I am almost reconciled to the orchard, the one not on stretchers, and its pendant with the stippling. They may pass muster in the crowd. But I have less trouble working in the full heat than I did in the spring. I shall soon send you some rolled-up canvases, and the others one by one, as it becomes possible to roll them.

I should very much like to double the order for the zinc whites. This zinc white is partly the reason why they dry so slowly, but it has advantages in mixing.

Wasn't it rather pleasant this winter at Guillaumin's to find the landing and even the staircase, not to mention the studio, quite full of canvases? You can understand, therefore, that I have a certain ambition - it's not the number of canvases, but just that the very mass of them represents real labour, on your part as well as on mine. The wheatfields have been a reason for working, just like the orchards in bloom. And I only just have time to get ready for the next campaign, that of the vineyards.

And between the two I'd like to do some more marines.

The orchards meant pink and white; the wheatfields, yellow; and the marines, blue. Perhaps now I shall begin to look around a bit for greens. There's the autumn, and that will give the whole scale of the lyre.

I am very curious to know what Gauguin will do. The great thing is not to discourage him, but I think all the same that his whole plan is nothing but a freak.

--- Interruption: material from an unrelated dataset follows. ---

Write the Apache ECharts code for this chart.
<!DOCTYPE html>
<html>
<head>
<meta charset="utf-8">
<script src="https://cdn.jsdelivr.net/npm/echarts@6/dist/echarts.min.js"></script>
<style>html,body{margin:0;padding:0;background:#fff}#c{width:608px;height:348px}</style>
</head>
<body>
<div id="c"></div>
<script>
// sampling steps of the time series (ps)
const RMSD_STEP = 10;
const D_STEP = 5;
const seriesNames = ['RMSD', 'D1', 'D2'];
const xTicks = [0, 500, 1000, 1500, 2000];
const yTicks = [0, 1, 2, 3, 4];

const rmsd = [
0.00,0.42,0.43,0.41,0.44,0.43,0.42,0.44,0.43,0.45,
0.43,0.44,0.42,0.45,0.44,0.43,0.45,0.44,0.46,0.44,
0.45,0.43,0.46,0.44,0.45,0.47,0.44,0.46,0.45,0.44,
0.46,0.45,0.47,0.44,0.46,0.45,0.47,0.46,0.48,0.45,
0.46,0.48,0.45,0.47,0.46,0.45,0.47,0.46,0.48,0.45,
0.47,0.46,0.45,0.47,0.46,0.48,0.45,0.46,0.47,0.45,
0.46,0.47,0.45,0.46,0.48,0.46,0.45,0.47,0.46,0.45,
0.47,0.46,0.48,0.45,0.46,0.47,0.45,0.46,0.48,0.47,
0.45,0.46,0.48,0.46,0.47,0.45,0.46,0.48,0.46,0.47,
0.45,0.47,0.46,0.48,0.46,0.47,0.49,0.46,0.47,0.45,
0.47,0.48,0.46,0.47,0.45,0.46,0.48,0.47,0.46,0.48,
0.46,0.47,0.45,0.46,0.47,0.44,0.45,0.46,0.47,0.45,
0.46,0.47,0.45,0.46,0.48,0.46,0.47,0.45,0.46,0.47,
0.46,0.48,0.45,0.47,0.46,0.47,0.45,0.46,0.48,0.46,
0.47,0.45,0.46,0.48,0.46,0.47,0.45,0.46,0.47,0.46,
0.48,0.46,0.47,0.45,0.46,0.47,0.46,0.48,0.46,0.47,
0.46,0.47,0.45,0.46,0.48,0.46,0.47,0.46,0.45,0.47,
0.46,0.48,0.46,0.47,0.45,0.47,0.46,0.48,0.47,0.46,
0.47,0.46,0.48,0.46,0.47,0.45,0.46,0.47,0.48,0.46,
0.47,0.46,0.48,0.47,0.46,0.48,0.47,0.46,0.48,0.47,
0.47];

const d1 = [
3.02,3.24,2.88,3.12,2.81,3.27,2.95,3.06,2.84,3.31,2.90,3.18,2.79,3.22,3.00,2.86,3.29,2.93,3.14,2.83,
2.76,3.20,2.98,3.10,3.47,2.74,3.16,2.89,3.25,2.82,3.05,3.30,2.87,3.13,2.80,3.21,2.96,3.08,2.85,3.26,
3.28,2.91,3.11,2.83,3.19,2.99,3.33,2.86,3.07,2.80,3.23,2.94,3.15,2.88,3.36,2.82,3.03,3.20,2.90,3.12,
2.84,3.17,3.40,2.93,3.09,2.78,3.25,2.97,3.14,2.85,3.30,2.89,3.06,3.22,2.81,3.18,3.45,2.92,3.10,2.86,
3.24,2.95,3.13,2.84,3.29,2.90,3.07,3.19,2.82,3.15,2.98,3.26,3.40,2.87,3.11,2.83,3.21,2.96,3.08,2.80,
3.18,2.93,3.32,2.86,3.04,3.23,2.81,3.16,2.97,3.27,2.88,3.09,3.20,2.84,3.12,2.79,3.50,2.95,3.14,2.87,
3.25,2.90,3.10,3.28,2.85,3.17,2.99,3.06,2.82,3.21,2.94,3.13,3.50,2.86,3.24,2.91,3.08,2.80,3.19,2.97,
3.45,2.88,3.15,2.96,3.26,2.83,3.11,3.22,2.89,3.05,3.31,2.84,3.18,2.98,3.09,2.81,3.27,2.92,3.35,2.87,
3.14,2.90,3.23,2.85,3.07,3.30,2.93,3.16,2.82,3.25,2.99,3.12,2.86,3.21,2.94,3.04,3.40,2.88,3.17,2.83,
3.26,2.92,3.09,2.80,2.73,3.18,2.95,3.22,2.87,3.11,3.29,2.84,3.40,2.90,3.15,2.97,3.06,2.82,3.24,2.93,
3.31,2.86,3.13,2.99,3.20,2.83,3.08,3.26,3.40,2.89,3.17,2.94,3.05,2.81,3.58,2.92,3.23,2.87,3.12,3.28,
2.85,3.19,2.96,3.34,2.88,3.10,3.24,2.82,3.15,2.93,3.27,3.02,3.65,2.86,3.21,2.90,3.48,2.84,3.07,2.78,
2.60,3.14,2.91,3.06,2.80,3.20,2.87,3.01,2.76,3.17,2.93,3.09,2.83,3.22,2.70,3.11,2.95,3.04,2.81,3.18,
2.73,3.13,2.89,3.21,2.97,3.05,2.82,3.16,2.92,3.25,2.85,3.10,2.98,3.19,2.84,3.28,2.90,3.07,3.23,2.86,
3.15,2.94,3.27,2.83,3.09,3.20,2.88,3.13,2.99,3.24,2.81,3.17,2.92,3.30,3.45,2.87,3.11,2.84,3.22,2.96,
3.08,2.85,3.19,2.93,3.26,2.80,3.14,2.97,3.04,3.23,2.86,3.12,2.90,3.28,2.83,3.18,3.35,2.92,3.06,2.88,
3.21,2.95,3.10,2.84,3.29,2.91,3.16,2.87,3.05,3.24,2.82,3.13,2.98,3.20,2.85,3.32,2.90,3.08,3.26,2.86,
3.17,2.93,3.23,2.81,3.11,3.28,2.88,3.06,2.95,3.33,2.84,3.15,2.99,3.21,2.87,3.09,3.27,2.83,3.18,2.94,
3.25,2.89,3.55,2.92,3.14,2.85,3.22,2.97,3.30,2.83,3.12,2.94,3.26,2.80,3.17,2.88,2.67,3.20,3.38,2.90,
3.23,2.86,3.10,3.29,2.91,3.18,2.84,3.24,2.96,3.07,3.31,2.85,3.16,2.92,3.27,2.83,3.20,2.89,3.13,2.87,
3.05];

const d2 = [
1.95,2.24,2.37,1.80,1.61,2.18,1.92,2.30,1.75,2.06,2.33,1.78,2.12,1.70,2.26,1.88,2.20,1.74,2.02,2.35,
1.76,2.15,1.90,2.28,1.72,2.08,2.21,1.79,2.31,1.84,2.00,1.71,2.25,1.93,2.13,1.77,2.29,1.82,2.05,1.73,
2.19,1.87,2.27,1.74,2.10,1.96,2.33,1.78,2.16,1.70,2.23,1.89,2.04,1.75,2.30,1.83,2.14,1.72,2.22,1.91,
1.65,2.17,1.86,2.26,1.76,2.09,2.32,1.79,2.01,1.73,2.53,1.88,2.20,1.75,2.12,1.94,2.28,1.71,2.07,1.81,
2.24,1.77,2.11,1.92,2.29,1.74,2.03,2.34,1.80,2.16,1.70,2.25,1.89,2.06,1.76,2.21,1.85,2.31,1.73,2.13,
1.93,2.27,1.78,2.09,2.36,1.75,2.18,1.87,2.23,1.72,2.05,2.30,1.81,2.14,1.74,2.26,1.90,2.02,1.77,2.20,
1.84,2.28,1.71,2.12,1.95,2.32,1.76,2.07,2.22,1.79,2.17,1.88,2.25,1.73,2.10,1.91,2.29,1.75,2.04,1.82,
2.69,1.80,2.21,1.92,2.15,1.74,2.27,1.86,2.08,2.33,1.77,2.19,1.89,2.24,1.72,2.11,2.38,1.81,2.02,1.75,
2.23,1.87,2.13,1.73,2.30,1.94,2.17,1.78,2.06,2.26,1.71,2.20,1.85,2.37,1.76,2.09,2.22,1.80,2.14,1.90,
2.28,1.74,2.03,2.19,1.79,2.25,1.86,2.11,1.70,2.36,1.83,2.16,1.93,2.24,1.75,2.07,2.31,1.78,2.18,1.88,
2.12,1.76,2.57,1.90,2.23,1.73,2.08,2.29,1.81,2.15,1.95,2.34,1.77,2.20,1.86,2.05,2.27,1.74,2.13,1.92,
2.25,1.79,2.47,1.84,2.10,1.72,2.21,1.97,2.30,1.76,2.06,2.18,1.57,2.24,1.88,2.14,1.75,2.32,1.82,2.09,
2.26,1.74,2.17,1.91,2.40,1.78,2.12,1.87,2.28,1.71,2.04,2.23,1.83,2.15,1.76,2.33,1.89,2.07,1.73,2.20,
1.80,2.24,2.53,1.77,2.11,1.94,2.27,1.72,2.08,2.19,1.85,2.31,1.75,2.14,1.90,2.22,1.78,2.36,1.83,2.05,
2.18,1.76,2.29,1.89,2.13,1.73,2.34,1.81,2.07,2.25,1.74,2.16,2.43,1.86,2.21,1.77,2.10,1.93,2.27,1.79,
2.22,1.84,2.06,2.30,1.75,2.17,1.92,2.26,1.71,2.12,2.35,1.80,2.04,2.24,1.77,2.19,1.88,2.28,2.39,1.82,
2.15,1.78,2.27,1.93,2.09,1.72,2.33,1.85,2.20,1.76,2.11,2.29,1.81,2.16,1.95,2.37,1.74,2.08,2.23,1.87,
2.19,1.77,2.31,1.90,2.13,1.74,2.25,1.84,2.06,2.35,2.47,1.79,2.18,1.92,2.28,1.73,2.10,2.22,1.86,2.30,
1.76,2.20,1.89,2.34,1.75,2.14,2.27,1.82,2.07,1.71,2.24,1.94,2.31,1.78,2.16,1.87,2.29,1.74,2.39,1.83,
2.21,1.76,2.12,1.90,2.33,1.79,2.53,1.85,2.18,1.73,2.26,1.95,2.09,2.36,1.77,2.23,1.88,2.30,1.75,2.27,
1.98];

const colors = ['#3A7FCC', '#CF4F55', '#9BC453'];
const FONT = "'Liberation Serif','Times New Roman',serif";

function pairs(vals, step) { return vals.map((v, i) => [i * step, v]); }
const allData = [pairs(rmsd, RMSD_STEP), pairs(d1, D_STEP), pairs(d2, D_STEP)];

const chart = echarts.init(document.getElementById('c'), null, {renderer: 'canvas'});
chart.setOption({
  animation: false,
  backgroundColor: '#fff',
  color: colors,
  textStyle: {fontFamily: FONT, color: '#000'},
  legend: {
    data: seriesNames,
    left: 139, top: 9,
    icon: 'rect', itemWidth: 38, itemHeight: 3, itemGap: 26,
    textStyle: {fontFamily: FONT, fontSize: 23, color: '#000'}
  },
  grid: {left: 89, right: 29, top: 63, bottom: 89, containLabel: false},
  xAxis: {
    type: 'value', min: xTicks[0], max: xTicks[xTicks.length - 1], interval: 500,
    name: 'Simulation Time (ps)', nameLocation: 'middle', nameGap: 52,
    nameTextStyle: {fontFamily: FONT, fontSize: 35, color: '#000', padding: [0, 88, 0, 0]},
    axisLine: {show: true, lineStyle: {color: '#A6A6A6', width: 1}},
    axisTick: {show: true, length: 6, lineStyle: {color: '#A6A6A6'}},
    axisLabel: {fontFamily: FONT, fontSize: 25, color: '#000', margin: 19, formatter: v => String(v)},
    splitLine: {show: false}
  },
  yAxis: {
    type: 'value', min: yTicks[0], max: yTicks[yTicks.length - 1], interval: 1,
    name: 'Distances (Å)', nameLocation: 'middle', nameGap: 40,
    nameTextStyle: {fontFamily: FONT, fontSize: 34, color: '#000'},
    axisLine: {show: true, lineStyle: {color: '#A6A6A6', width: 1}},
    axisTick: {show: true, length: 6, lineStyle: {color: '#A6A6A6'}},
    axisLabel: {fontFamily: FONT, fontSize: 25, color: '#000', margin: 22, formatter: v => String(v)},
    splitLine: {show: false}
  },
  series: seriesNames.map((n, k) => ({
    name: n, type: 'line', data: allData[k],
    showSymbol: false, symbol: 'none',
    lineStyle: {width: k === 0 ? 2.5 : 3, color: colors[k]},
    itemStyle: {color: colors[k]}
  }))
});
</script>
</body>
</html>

You do know what I want to repeat once again, that my personal wishes are subordinate to the interests of others, and I still think that someone else might profit from the money that I spend alone. Either Vignon, or Gauguin, or

Bernard, or someone else.

And that I am ready for some such combination, even if it means leaving here.

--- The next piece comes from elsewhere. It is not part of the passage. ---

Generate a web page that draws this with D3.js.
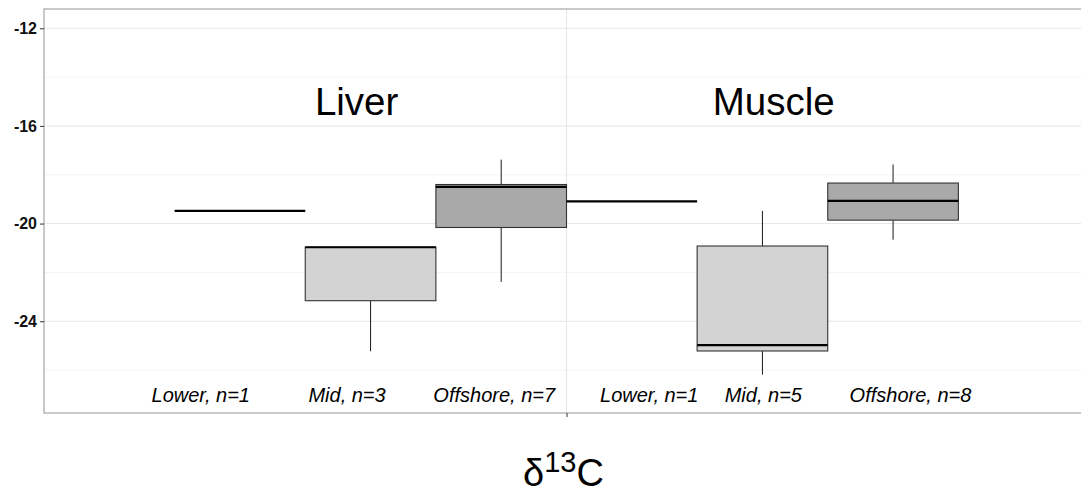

Two people who have some sort of understanding, or even three, do not spend much more than one.

Not even on paint.

So then, without counting the extra work done, you would have the satisfaction of keeping two or three going instead of one.

This sooner or later. And provided that I am as strong as the others, believe me there wouldn't be much chance of disappointment, seeing that if they had difficulties with their work, I should have been through those difficulties myself, and I'd know what it was all about. So that one would have a perfect right, it might even be one's duty, to urge them to work.

And that is what must be done.

If I am alone - I can't help it, but honestly I have less need of company than of furiously hard work, and that is why I am boldly ordering canvas and paints. It's the only time I feel I am alive, when I am drudging away at my work.

If I had company, I should feel it less of a necessity; or rather I'd work at more complicated things.

But alone, I only count on the exaltation that comes to me at certain moments, and then I let myself run on extravagances.

So the canvases that I bought here not so long ago are almost all used up, When I send you the rolled-up canvases, perhaps you could take a goodish lot of stuff that isn't very important off the stretchers, so that, by the end of the year, we may be able to show, say, 50 pieces to Pissarro and the others.

And the rest - I mean the studies - will be a stock for reference, and when they are properly dry, they can be kept in a portfolio or cupboard, without their taking up too much space.

A handshake for you and the comrades, if you see any of them.

Ever yours, Vincent


At this time, Vincent was 35 year old
Source:
Vincent van Gogh. Letter to Theo van Gogh. Written c. 7 July 1888 in Arles. Translated by Mrs. Johanna van Gogh-Bonger, edited by Robert Harrison, number 504.